Sprecher's call for a level playing field faces significant hurdles. U.S. regulators have been wary of crypto derivatives, citing concerns about investor protection and market integrity. The CFTC, which oversees futures trading, has taken enforcement actions against several crypto exchanges for illegally offering perps to U.S. customers. At the same time, the SEC has argued that many crypto tokens are securities, meaning that perps based on them would fall under its jurisdiction.

To overcome these challenges, ICE is likely lobbying for a tailored regulatory framework—one that allows traditional exchanges to offer onchain perps while maintaining consumer safeguards. This could involve requiring futures to be backed by stablecoins or tokenized versions of Treasury bonds, which are increasingly used as collateral in crypto markets.

Meanwhile, the UK is also moving forward with near-24/7 settlement systems to prepare markets for tokenization, as reported by Cointelegraph. This suggests that the regulatory momentum is building globally, even if U.S. action lags.

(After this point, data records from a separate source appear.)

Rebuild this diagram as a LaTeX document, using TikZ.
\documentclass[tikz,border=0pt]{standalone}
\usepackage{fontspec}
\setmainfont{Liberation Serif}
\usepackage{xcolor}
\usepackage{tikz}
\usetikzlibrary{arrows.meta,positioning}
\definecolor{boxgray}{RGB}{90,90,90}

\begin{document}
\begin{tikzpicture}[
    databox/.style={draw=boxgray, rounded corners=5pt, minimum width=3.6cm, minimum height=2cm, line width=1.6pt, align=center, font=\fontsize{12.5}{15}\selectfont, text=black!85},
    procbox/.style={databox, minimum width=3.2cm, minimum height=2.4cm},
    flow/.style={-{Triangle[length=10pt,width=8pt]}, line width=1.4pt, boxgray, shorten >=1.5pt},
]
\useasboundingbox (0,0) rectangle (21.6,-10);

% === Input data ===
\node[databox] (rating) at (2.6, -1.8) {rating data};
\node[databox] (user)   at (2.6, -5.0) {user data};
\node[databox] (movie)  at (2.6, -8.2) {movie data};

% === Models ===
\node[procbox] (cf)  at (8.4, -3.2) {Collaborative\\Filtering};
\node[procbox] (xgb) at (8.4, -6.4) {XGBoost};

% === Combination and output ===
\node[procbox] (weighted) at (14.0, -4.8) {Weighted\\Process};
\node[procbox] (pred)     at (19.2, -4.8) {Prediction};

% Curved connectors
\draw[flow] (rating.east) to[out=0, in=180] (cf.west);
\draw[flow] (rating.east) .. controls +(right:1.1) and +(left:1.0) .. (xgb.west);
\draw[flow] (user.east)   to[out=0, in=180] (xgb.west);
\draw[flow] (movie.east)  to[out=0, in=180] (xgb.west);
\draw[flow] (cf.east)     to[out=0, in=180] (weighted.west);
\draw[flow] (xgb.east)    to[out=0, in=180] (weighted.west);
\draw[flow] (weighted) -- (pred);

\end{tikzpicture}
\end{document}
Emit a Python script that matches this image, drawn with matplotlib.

Hyperliquid, for its part, continues to expand. Its recent launch of prediction markets and its growing user base make it a formidable competitor. However, its decentralized nature—and the fact that it operates outside traditional regulatory boundaries—raises questions about long-term sustainability. If regulators crack down, platforms like Hyperliquid could face sanctions, giving regulated players like ICE an opening.

For now, ICE's focus remains on learning from the crypto sector rather than directly copying it. Sprecher's comments at the Bernstein conference reflect a recognition that the financial industry is undergoing a fundamental shift. "We cannot ignore what is happening," he said. "The market is demanding 24/7 access, and we need to provide it in a way that is safe, transparent, and regulated."

As the lines between TradFi and DeFi blur, the battle for the future of trading will be fought not only in boardrooms but also in the halls of regulators. Whether ICE and its peers can secure a level playing field will determine whether Wall Street or the crypto natives dominate the next era of financial markets.